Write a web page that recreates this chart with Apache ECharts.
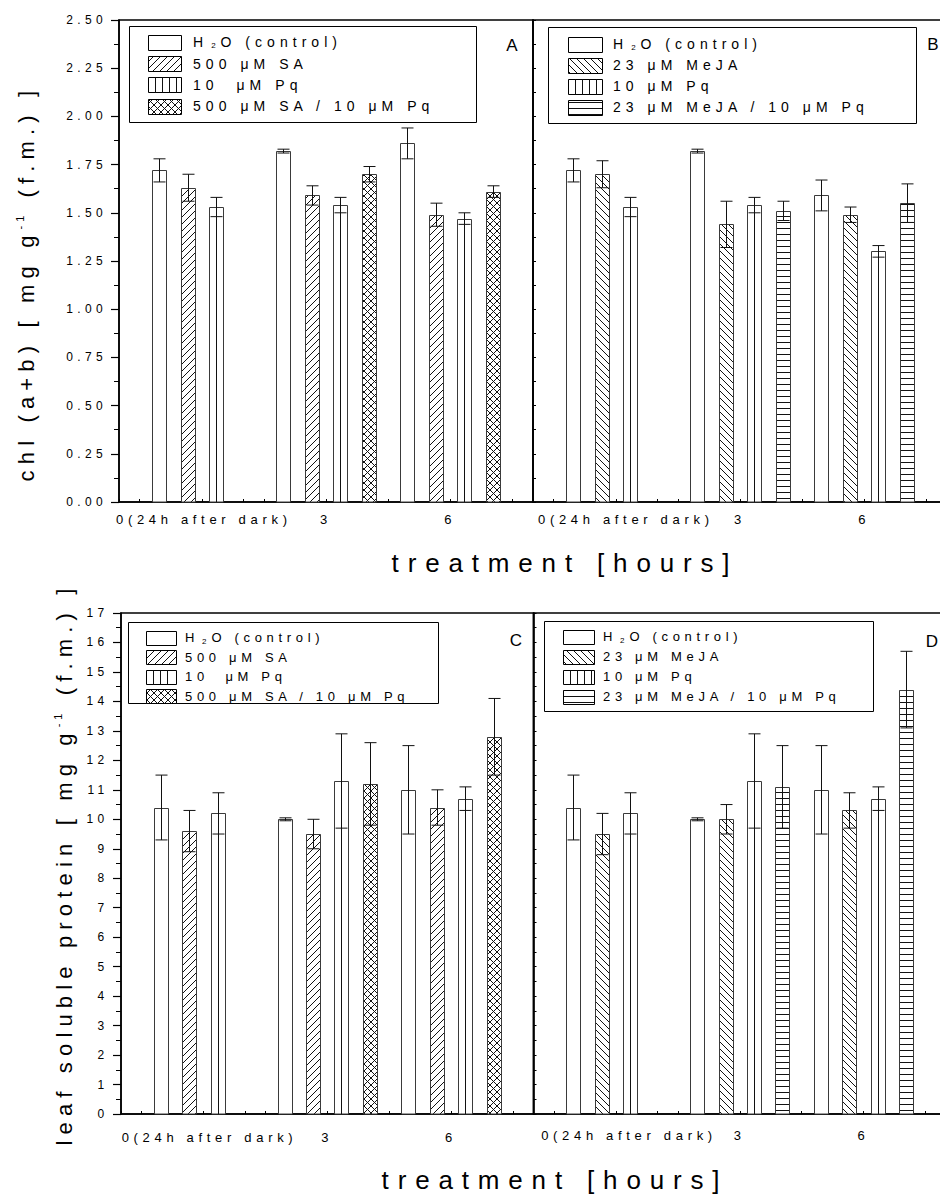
<!DOCTYPE html>
<html>
<head>
<meta charset="utf-8">
<script src="https://cdn.jsdelivr.net/npm/echarts@6/dist/echarts.min.js"></script>
<style>
  html, body { margin: 0; padding: 0; background: #fff; }
  #chart { width: 940px; height: 1196px; }
</style>
</head>
<body>
<div id="chart"></div>
<script>
// hours of treatment (x positions) and their tick labels
const hours = [0, 3, 6];
const hourLabels = { 0: '0(24h after dark)', 3: '3', 6: '6' };

// A: chl (a+b), SA experiment (null = not measured)
const chlSaH2o = [1.72, 1.82, 1.86];
const chlSaH2oErr = [0.06, 0.01, 0.08];
const chlSaSa = [1.63, 1.59, 1.49];
const chlSaSaErr = [0.07, 0.05, 0.06];
const chlSaPq = [1.53, 1.54, 1.47];
const chlSaPqErr = [0.05, 0.04, 0.03];
const chlSaSaPq = [null, 1.70, 1.61];
const chlSaSaPqErr = [null, 0.04, 0.03];

// B: chl (a+b), MeJA experiment
const chlJaH2o = [1.72, 1.82, 1.59];
const chlJaH2oErr = [0.06, 0.01, 0.08];
const chlJaMeja = [1.70, 1.44, 1.49];
const chlJaMejaErr = [0.07, 0.12, 0.04];
const chlJaPq = [1.53, 1.54, 1.30];
const chlJaPqErr = [0.05, 0.04, 0.03];
const chlJaMejaPq = [null, 1.51, 1.55];
const chlJaMejaPqErr = [null, 0.05, 0.10];

// C: leaf soluble protein, SA experiment
const protSaH2o = [10.4, 10.0, 11.0];
const protSaH2oErr = [1.1, 0.05, 1.5];
const protSaSa = [9.6, 9.5, 10.4];
const protSaSaErr = [0.7, 0.5, 0.6];
const protSaPq = [10.2, 11.3, 10.7];
const protSaPqErr = [0.7, 1.6, 0.4];
const protSaSaPq = [null, 11.2, 12.8];
const protSaSaPqErr = [null, 1.4, 1.3];

// D: leaf soluble protein, MeJA experiment
const protJaH2o = [10.4, 10.0, 11.0];
const protJaH2oErr = [1.1, 0.05, 1.5];
const protJaMeja = [9.5, 10.0, 10.3];
const protJaMejaErr = [0.7, 0.5, 0.6];
const protJaPq = [10.2, 11.3, 10.7];
const protJaPqErr = [0.7, 1.6, 0.4];
const protJaMejaPq = [null, 11.1, 14.4];
const protJaMejaPqErr = [null, 1.4, 1.3];

const saLegend = ['{n|H}{s|2}{n|O (control)}', '500 μM SA', '10  μM Pq', '500 μM SA / 10 μM Pq'];
const jaLegend = ['{n|H}{s|2}{n|O (control)}', '23 μM MeJA', '10 μM Pq', '23 μM MeJA / 10 μM Pq'];

const FONT = 'Liberation Sans';
const SLOT_H = 0.69;   // bar slot width in hours
const BAR_H = 0.34;    // bar width in hours

// the original uses wide letter spacing; measure text with it so layout stays right
const SPACING = [[25, 0.34], [20, 0.28], [16, 0], [0, 0.36]];
function spacingEm(px) {
  for (const [min, em] of SPACING) if (px >= min) return em;
  return 0;
}
const measureCtx = document.createElement('canvas').getContext('2d');
if (echarts.setPlatformAPI) {
  echarts.setPlatformAPI({
    measureText(text, font) {
      measureCtx.font = font || '12px sans-serif';
      const m = /(\d+(?:\.\d+)?)px/.exec(font || '12px');
      const px = m ? parseFloat(m[1]) : 12;
      text = String(text);
      return { width: measureCtx.measureText(text).width + text.length * spacingEm(px) * px };
    }
  });
}

function makeTile(kind) {
  const s = 7;
  const c = document.createElement('canvas');
  c.width = s;
  c.height = kind === 'horiz' ? 6 : s;
  const g = c.getContext('2d');
  g.fillStyle = '#fff';
  g.fillRect(0, 0, c.width, c.height);
  g.strokeStyle = '#111';
  g.lineWidth = 1;
  g.beginPath();
  if (kind === 'diagUp' || kind === 'cross') {
    g.moveTo(0, s); g.lineTo(s, 0);
    g.moveTo(-1, 1); g.lineTo(1, -1);
    g.moveTo(s - 1, s + 1); g.lineTo(s + 1, s - 1);
  }
  if (kind === 'diagDown' || kind === 'cross') {
    g.moveTo(0, 0); g.lineTo(s, s);
    g.moveTo(-1, s - 1); g.lineTo(1, s + 1);
    g.moveTo(s - 1, -1); g.lineTo(s + 1, 1);
  }
  if (kind === 'horiz') {
    g.moveTo(0, 0.5); g.lineTo(s, 0.5);
  }
  g.stroke();
  return c;
}
const fills = {
  none: '#fff',
  vert: '#fff',
  diagUp: { image: makeTile('diagUp'), repeat: 'repeat' },
  diagDown: { image: makeTile('diagDown'), repeat: 'repeat' },
  cross: { image: makeTile('cross'), repeat: 'repeat' },
  horiz: { image: makeTile('horiz'), repeat: 'repeat' }
};

function vertLines(x, y, w, h) {
  const out = [];
  for (let lx = x + 7; lx < x + w - 2; lx += 7) {
    out.push({ type: 'line', shape: { x1: lx, y1: y, x2: lx, y2: y + h }, style: { stroke: '#111', lineWidth: 1 } });
  }
  return out;
}

function barRenderer(slot, hatch) {
  return function (params, api) {
    const x = api.value(0) + (slot - 1.5) * SLOT_H;
    const v = api.value(1);
    const e = api.value(2);
    const base = api.coord([x, 0]);
    const top = api.coord([x, v]);
    const w = Math.round(api.size([BAR_H, 0])[0]);
    const left = Math.round(base[0] - w / 2) + 0.5;
    const ty = Math.round(top[1]) + 0.5;
    const h = base[1] - ty;
    const cx = left + w / 2;
    const children = [{
      type: 'rect',
      shape: { x: left, y: ty, width: w, height: h },
      style: { fill: fills[hatch], stroke: '#3a3a3a', lineWidth: 1 }
    }];
    if (hatch === 'vert') children.push(...vertLines(left, ty, w, h));
    const hi = api.coord([x, v + e])[1];
    const lo = api.coord([x, v - e])[1];
    const cap = 6;
    const ls = { stroke: '#111', lineWidth: 1 };
    children.push(
      { type: 'line', shape: { x1: cx, y1: hi, x2: cx, y2: lo }, style: ls },
      { type: 'line', shape: { x1: cx - cap, y1: hi, x2: cx + cap, y2: hi }, style: ls },
      { type: 'line', shape: { x1: cx - cap, y1: lo, x2: cx + cap, y2: lo }, style: ls }
    );
    return { type: 'group', children };
  };
}

const panels = [
  { sets: [[chlSaH2o, chlSaH2oErr, 'none'], [chlSaSa, chlSaSaErr, 'diagUp'], [chlSaPq, chlSaPqErr, 'vert'], [chlSaSaPq, chlSaSaPqErr, 'cross']] },
  { sets: [[chlJaH2o, chlJaH2oErr, 'none'], [chlJaMeja, chlJaMejaErr, 'diagDown'], [chlJaPq, chlJaPqErr, 'vert'], [chlJaMejaPq, chlJaMejaPqErr, 'horiz']] },
  { sets: [[protSaH2o, protSaH2oErr, 'none'], [protSaSa, protSaSaErr, 'diagUp'], [protSaPq, protSaPqErr, 'vert'], [protSaSaPq, protSaSaPqErr, 'cross']] },
  { sets: [[protJaH2o, protJaH2oErr, 'none'], [protJaMeja, protJaMejaErr, 'diagDown'], [protJaPq, protJaPqErr, 'vert'], [protJaMejaPq, protJaMejaPqErr, 'horiz']] }
];

const series = [];
panels.forEach((p, pi) => {
  p.sets.forEach(([vals, errs, hatch], slot) => {
    series.push({
      type: 'custom',
      xAxisIndex: pi,
      yAxisIndex: pi,
      clip: false,
      silent: true,
      encode: { x: 0, y: 1 },
      renderItem: barRenderer(slot, hatch),
      data: hours.map((h, i) => (vals[i] == null ? null : [h, vals[i], errs[i]])).filter(Boolean)
    });
  });
});

function xAxisFor(gi, margin, zeroShift) {
  return {
    type: 'value', gridIndex: gi, min: -2, max: 8, interval: 1,
    axisLine: { show: true, onZero: false, lineStyle: { color: '#000', width: 1.5 } },
    axisTick: { show: true, inside: true, length: 3, lineStyle: { color: '#000' } },
    minorTick: { show: true, splitNumber: 2, length: 3, lineStyle: { color: '#000' } },
    splitLine: { show: false },
    minorSplitLine: { show: false },
    axisLabel: {
      margin, color: '#000', fontSize: 13, fontFamily: FONT,
      showMinLabel: true, showMaxLabel: true, hideOverlap: false,
      formatter: (v) => (v === 0 ? '{z|' + hourLabels[0] + '}' : (hourLabels[v] || '')),
      rich: { z: { fontSize: 13, fontFamily: FONT, color: '#000', padding: [0, 0, 0, zeroShift * 2] } }
    }
  };
}

function yAxisFor(gi, max, step, digits, withLabels, margin) {
  return {
    type: 'value', gridIndex: gi, min: 0, max, interval: step,
    axisLine: { show: true, onZero: false, lineStyle: { color: '#000', width: 1.5 } },
    axisTick: withLabels
      ? { show: true, inside: false, length: 8, lineStyle: { color: '#000', width: 1.2 } }
      : { show: true, inside: true, length: 3, lineStyle: { color: '#000' } },
    minorTick: { show: true, splitNumber: 2, length: withLabels ? 5 : 3, lineStyle: { color: '#000' } },
    splitLine: { show: false },
    minorSplitLine: { show: false },
    axisLabel: {
      show: withLabels, margin, color: '#000', fontSize: 12, fontFamily: FONT,
      formatter: (v) => v.toFixed(digits)
    }
  };
}

const gridBase = { show: true, borderColor: '#000', borderWidth: 1.5, containLabel: false, outerBoundsMode: 'none' };

const richLegend = (size) => ({
  n: { fontSize: size, fontFamily: FONT, fill: '#000' },
  s: { fontSize: Math.round(size * 0.6), fontFamily: FONT, fill: '#000', padding: [7, 2, 0, 3] }
});

function legendGraphic(box, sw, rows, textX, size, labels, hatches) {
  const children = [{
    type: 'rect',
    shape: { x: box[0] + 0.5, y: box[1] + 0.5, width: box[2] - box[0], height: box[3] - box[1] },
    style: { fill: '#fff', stroke: '#000', lineWidth: 1 }
  }];
  rows.forEach((cy, i) => {
    const y = Math.round(cy - sw[2] / 2) + 0.5;
    children.push({
      type: 'rect',
      shape: { x: sw[0] + 0.5, y, width: sw[1], height: sw[2] },
      style: { fill: fills[hatches[i]], stroke: '#000', lineWidth: 1 }
    });
    if (hatches[i] === 'vert') children.push(...vertLines(sw[0] + 0.5, y, sw[1], sw[2]));
    children.push({
      type: 'text', x: textX, y: cy,
      style: {
        text: labels[i], fontSize: size, fontFamily: FONT, fill: '#000',
        align: 'left', verticalAlign: 'middle', rich: richLegend(size)
      }
    });
  });
  return { type: 'group', silent: true, children };
}

function plainText(text, x, y, size, rotation) {
  return {
    type: 'text', x, y, rotation: rotation || 0, silent: true,
    style: {
      text, fontSize: size, fontFamily: FONT, fill: '#000', align: 'center', verticalAlign: 'middle',
      rich: {
        t: { fontSize: size, fontFamily: FONT, fill: '#000' },
        sup: { fontSize: 11, fontFamily: FONT, fill: '#000', padding: [0, 2, 12, 0] }
      }
    }
  };
}

const option = {
  animation: false,
  backgroundColor: '#fff',
  grid: [
    Object.assign({ left: 119, top: 20, width: 414, height: 482 }, gridBase),
    Object.assign({ left: 533, top: 20, width: 414, height: 482 }, gridBase),
    Object.assign({ left: 121, top: 613, width: 412.5, height: 501 }, gridBase),
    Object.assign({ left: 533.5, top: 613, width: 412.5, height: 501 }, gridBase)
  ],
  xAxis: [xAxisFor(0, 9, 2), xAxisFor(1, 9, 10), xAxisFor(2, 15, 6), xAxisFor(3, 13, 13)],
  yAxis: [
    yAxisFor(0, 2.5, 0.25, 2, true, 12),
    yAxisFor(1, 2.5, 0.25, 2, false, 12),
    yAxisFor(2, 17, 1, 0, true, 12.5),
    yAxisFor(3, 17, 1, 0, false, 12.5)
  ],
  series,
  graphic: [
    legendGraphic([129, 26, 476, 122], [148, 33, 15], [42, 63.5, 84.5, 106], 193, 14, saLegend, ['none', 'diagUp', 'vert', 'cross']),
    legendGraphic([548, 27, 916, 123], [568, 34, 15], [44, 65, 86, 107], 613, 14, jaLegend, ['none', 'diagDown', 'vert', 'horiz']),
    legendGraphic([128, 622, 438, 703], [146, 30, 14], [637.5, 657, 676.5, 696], 185, 13, saLegend, ['none', 'diagUp', 'vert', 'cross']),
    legendGraphic([544, 621, 873, 711], [563, 31, 14], [636.5, 656.5, 676.5, 696.5], 603, 13, jaLegend, ['none', 'diagDown', 'vert', 'horiz']),
    plainText('A', 512, 45, 17),
    plainText('B', 933, 44, 17),
    plainText('C', 516, 640, 17),
    plainText('D', 932, 641, 17),
    plainText('{t|chl (a+b) [ mg g}{sup|-1}{t| (f.m.) ]}', 26, 283, 22, Math.PI / 2),
    plainText('{t|leaf soluble protein [ mg g}{sup|-1}{t| (f.m.) ]}', 64, 864, 22, Math.PI / 2),
    plainText('treatment [hours]', 565, 563, 26),
    plainText('treatment [hours]', 555, 1180, 26)
  ]
};

const chart = echarts.init(document.getElementById('chart'), null, { renderer: 'svg', width: 940, height: 1196 });
chart.setOption(option);

function spaceLetters() {
  document.querySelectorAll('#chart text').forEach((t) => {
    const px = parseFloat(getComputedStyle(t).fontSize);
    t.style.letterSpacing = (spacingEm(px) * px).toFixed(2) + 'px';
  });
}
spaceLetters();
chart.on('finished', spaceLetters);
</script>
</body>
</html>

========

- Task -
Leave out the pictures and restate, word for word, the lines from the top of the data through the line containing "const protSaSaPqErr = [null, 1.4, 1.3];", both included.

- Final result -
Write a web page that recreates this chart with Apache ECharts.
<!DOCTYPE html>
<html>
<head>
<meta charset="utf-8">
<script src="https://cdn.jsdelivr.net/npm/echarts@6/dist/echarts.min.js"></script>
<style>
  html, body { margin: 0; padding: 0; background: #fff; }
  #chart { width: 940px; height: 1196px; }
</style>
</head>
<body>
<div id="chart"></div>
<script>
// hours of treatment (x positions) and their tick labels
const hours = [0, 3, 6];
const hourLabels = { 0: '0(24h after dark)', 3: '3', 6: '6' };

// A: chl (a+b), SA experiment (null = not measured)
const chlSaH2o = [1.72, 1.82, 1.86];
const chlSaH2oErr = [0.06, 0.01, 0.08];
const chlSaSa = [1.63, 1.59, 1.49];
const chlSaSaErr = [0.07, 0.05, 0.06];
const chlSaPq = [1.53, 1.54, 1.47];
const chlSaPqErr = [0.05, 0.04, 0.03];
const chlSaSaPq = [null, 1.70, 1.61];
const chlSaSaPqErr = [null, 0.04, 0.03];

// B: chl (a+b), MeJA experiment
const chlJaH2o = [1.72, 1.82, 1.59];
const chlJaH2oErr = [0.06, 0.01, 0.08];
const chlJaMeja = [1.70, 1.44, 1.49];
const chlJaMejaErr = [0.07, 0.12, 0.04];
const chlJaPq = [1.53, 1.54, 1.30];
const chlJaPqErr = [0.05, 0.04, 0.03];
const chlJaMejaPq = [null, 1.51, 1.55];
const chlJaMejaPqErr = [null, 0.05, 0.10];

// C: leaf soluble protein, SA experiment
const protSaH2o = [10.4, 10.0, 11.0];
const protSaH2oErr = [1.1, 0.05, 1.5];
const protSaSa = [9.6, 9.5, 10.4];
const protSaSaErr = [0.7, 0.5, 0.6];
const protSaPq = [10.2, 11.3, 10.7];
const protSaPqErr = [0.7, 1.6, 0.4];
const protSaSaPq = [null, 11.2, 12.8];
const protSaSaPqErr = [null, 1.4, 1.3];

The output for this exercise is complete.